Sharding it means that each shard would need to send back all the events and person_distinct_id sub-query result rows to coordinator node to execute queries, which would be expensive and slow.

Design decision: CollapsingMergeTree

The given distinct_id belonging to a person can change over time as posthog.identify or posthog.alias are called.

For this reason the data needs to be constantly updated, yet updating data in ClickHouse requires rewriting large chunks of data.

Rather than rewriting data, we opted to use CollapsingMergeTree. CollapsingMergeTree adds special behavior to ClickHouse merge operation: if on a merge rows with identical ORDER BY values are seen, they are collapsed according to _sign column:

If sum of signs _sign was positive, new row has _sign of 1.
Otherwise, the row was removed.

This was used to update-via-insert:

On a change, the old person_id was discarded via emitting a row _sign of -1
On a change, the new person_id row was emitted with _sign of 1
At query-time, the resulting rows were aggregated together to find the current state of the world

Due to this logic, both person_id and distinct_id needed to be in the ORDER BY key.

Problem: CollapsingMergeTree for updates

CollapsingMergeTree is not ideal for frequently updating a single row as merges occur in an non-deterministic order and that will cause trouble if subsequent rows signifying deletes get discarded before being merged with an "insert" row.

When updating columns ReplacingMergeTree engine tables with an explicit version column has proven to be reliable.

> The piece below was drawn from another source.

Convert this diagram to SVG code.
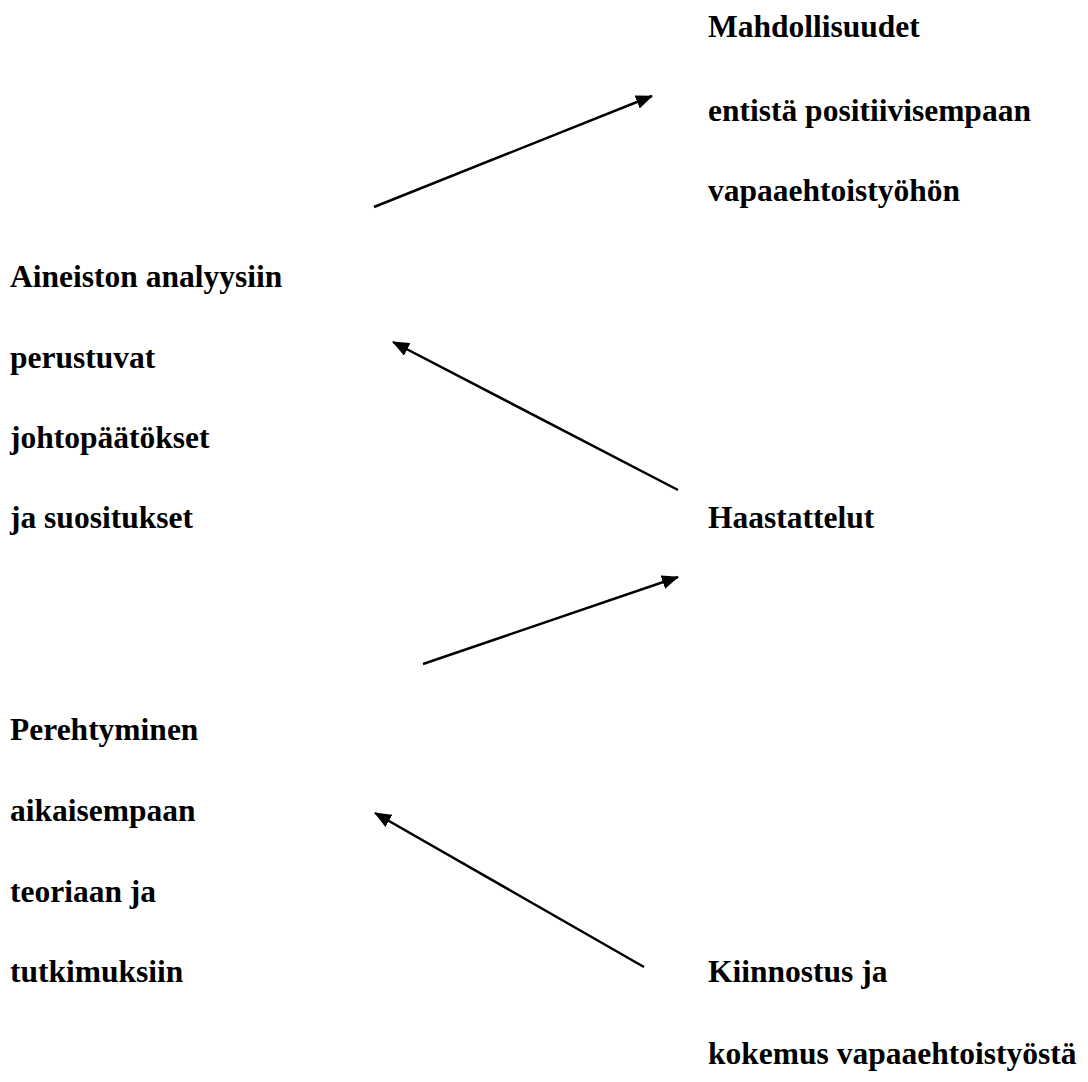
<svg xmlns="http://www.w3.org/2000/svg" width="1088" height="1082" viewBox="0 0 1088 1082">
<style>
.t{font-family:"Liberation Serif","Times New Roman",serif;font-weight:bold;font-size:31.5px;fill:#000}
.c{stroke:#000;stroke-width:2.5;fill:none}
</style>
<defs>
<marker id="ah" markerUnits="userSpaceOnUse" viewBox="0 0 17 14" refX="16" refY="7" markerWidth="17" markerHeight="14" orient="auto">
<path d="M0,0 L17,7 L0,14 z" fill="#000"/>
</marker>
</defs>
<rect width="1088" height="1082" fill="#fff"/>
<g id="n-mahdollisuudet">
<text class="t" x="708" y="37">Mahdollisuudet</text>
<text class="t" x="708" y="121">entistä positiivisempaan</text>
<text class="t" x="708" y="201">vapaaehtoistyöhön</text>
</g>
<g id="n-johtopaatokset">
<text class="t" x="10" y="287">Aineiston analyysiin</text>
<text class="t" x="10" y="368">perustuvat</text>
<text class="t" x="10" y="448">johtopäätökset</text>
<text class="t" x="10" y="528">ja suositukset</text>
</g>
<g id="n-haastattelut">
<text class="t" x="708" y="528">Haastattelut</text>
</g>
<g id="n-perehtyminen">
<text class="t" x="10" y="740">Perehtyminen</text>
<text class="t" x="10" y="821">aikaisempaan</text>
<text class="t" x="10" y="902">teoriaan ja</text>
<text class="t" x="10" y="982">tutkimuksiin</text>
</g>
<g id="n-kiinnostus">
<text class="t" x="708" y="982">Kiinnostus ja</text>
<text class="t" x="708" y="1064">kokemus vapaaehtoistyöstä</text>
</g>
<g id="connectors">
<line class="c" x1="374" y1="207" x2="652" y2="96" marker-end="url(#ah)"/>
<line class="c" x1="678" y1="490" x2="393" y2="342" marker-end="url(#ah)"/>
<line class="c" x1="423" y1="664" x2="678" y2="577" marker-end="url(#ah)"/>
<line class="c" x1="644" y1="967" x2="375" y2="813" marker-end="url(#ah)"/>
</g>
</svg>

Problem: Expensive queries

In December 2021, PostHog started seeing significant performance problems and out-of-memory errors due to this schema for largest users.

The problem was two-fold:

JOINs are inherently expensive in ClickHouse as the right-hand-side of the join (person_distinct_id subquery) would be loaded into memory
The schema was inefficient, emitting multiple rows per person and requiring post-aggregation

Improved schema

To fix both problems, a new table was created:

CREATE TABLE person_distinct_id2
(
    team_id Int64,
    distinct_id VARCHAR,
    person_id UUID,
    is_deleted Int8,
    version Int64 DEFAULT 1,
    _timestamp DateTime,
    _offset UInt64,
    _partition UInt64
)
ENGINE = ReplicatedReplacingMergeTree('/clickhouse/tables/noshard/posthog.person_distinct_id2', '{replica}-{shard}', version)
ORDER BY (team_id, distinct_id)
SETTINGS index_granularity = 512

JOINs with this table look something like this:

SELECT avg(count())
FROM events
INNER JOIN (
    SELECT distinct_id,
            argMax(person_id, version) as person_id
    FROM person_distinct_id2
    WHERE team_id = 2
    GROUP BY distinct_id
    HAVING argMax(is_deleted, version) = 0
) AS pdi ON e.distinct_id = pdi.distinct_id
WHERE team_id = 2
GROUP BY pdi.person_id

This schema:

Was over 2x faster to query for large teams while requiring less memory
Had explicit versioning logic built in
Required fewer Kafka messages and traffic
Lowered index_granularity for faster point queries
Leveraged ReplacingMergeTree to ensure data consistency

Closing notes

Even with improvements JOINs still are expensive and after the person-on-events project we were able to store person_id column on the events table to great effect.